== Set problem ==
Below are some records. Copy every line in them that holds "with".

-- start of Material supplied --

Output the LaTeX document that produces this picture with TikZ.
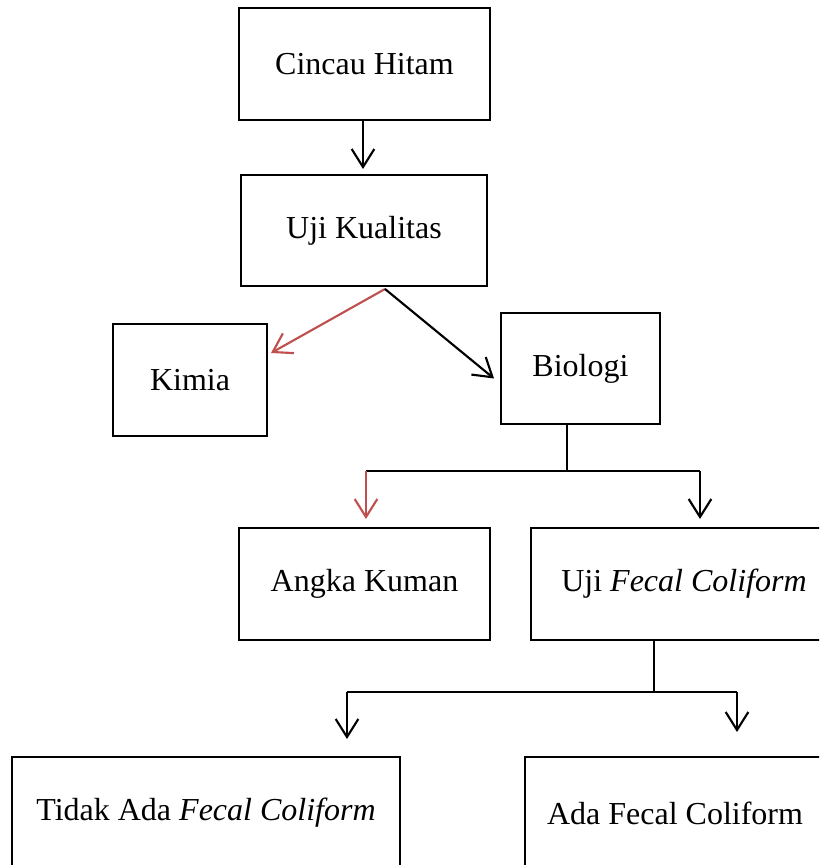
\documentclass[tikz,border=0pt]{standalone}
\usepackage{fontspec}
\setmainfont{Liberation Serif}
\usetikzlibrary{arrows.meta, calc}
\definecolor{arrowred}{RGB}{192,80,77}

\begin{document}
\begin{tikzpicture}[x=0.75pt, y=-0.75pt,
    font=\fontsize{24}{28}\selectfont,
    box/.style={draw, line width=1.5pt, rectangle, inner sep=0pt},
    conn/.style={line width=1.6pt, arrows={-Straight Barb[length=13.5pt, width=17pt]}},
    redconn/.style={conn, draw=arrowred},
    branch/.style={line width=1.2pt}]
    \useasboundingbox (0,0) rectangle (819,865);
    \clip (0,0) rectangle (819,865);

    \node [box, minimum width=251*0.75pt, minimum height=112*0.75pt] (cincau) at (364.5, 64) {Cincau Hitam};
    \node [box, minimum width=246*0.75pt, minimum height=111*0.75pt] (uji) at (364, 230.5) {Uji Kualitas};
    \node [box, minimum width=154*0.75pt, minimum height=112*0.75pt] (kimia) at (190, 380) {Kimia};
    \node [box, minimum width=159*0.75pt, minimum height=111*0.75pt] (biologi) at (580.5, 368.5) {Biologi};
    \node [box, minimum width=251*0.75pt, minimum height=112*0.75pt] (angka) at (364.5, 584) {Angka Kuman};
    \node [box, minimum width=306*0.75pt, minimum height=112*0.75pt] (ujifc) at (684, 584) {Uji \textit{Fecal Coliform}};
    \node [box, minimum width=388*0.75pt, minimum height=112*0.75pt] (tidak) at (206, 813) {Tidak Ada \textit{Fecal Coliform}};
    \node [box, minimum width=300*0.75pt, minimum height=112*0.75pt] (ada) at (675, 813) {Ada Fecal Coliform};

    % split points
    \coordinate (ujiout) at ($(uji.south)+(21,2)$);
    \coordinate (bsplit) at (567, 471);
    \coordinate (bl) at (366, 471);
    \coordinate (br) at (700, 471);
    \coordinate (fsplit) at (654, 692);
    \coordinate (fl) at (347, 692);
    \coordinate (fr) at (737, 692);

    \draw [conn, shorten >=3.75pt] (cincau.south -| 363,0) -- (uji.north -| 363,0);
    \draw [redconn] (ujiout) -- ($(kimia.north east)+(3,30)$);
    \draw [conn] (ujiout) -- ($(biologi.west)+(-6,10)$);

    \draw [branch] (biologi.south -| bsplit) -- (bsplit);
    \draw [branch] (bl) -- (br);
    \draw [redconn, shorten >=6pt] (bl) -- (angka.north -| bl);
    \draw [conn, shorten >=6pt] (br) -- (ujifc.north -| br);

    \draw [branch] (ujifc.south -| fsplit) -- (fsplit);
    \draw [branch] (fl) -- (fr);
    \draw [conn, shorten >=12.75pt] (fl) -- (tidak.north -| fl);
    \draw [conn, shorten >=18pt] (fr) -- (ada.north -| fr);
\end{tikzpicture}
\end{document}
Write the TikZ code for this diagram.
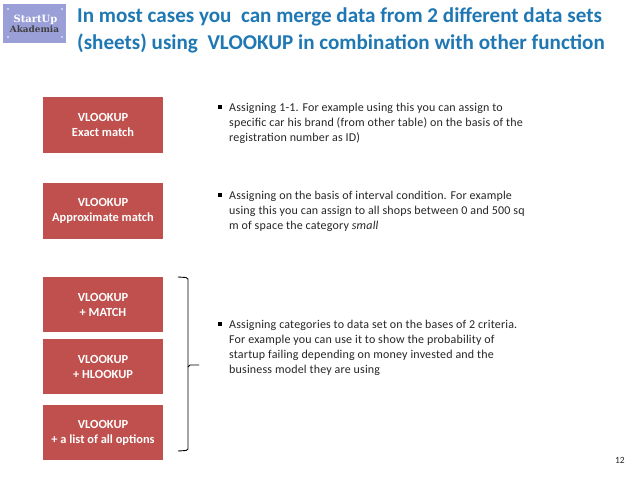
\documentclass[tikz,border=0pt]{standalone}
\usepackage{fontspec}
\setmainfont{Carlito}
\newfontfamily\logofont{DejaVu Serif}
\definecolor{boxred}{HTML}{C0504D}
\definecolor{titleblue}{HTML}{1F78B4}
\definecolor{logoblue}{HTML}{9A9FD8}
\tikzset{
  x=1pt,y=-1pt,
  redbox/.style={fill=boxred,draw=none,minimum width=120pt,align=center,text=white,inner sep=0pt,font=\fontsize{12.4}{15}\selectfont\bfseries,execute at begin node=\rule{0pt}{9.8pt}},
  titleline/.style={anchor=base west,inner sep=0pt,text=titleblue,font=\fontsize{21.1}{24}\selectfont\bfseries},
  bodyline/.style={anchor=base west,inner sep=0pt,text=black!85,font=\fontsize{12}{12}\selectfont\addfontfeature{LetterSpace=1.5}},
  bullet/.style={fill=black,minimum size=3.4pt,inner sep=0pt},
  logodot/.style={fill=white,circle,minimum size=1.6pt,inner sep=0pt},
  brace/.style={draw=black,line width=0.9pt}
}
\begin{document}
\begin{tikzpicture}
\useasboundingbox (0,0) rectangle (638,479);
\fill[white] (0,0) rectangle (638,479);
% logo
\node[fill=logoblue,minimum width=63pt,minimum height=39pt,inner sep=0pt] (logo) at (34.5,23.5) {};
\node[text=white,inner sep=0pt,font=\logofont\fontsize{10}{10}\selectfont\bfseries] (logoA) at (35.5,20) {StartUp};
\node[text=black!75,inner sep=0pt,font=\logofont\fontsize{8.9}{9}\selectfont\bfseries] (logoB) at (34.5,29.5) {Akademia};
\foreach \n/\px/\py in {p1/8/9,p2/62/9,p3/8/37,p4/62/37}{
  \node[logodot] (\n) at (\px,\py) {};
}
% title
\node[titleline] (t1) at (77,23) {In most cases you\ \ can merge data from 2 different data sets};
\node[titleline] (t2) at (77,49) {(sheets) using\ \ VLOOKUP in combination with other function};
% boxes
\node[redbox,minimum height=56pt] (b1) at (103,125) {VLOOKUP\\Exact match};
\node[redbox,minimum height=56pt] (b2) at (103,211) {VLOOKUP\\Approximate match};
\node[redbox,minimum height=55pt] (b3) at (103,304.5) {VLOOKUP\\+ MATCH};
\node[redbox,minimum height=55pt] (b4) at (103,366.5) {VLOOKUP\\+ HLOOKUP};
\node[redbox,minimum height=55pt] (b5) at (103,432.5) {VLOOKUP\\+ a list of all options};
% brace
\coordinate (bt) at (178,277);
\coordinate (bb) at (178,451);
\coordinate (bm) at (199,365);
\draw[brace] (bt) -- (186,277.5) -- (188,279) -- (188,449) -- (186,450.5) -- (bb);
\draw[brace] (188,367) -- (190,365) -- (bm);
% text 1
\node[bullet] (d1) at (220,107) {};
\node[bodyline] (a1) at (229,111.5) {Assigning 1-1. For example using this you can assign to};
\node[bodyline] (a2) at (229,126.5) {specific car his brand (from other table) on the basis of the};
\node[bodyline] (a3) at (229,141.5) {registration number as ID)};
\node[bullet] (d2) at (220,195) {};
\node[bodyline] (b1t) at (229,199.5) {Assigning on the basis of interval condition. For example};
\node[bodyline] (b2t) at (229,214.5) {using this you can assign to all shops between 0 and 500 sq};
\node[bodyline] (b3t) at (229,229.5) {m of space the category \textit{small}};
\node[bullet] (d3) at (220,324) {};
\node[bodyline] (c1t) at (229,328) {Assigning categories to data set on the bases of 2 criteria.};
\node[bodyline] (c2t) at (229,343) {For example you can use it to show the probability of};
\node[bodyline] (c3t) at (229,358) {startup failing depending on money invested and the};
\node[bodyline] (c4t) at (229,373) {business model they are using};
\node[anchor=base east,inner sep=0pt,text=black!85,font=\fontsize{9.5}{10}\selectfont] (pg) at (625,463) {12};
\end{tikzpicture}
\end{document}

-- end of Material supplied --

== Result for this exercise ==
Output the LaTeX document that produces this picture with TikZ.
\node[titleline] (t2) at (77,49) {(sheets) using\ \ VLOOKUP in combination with other function};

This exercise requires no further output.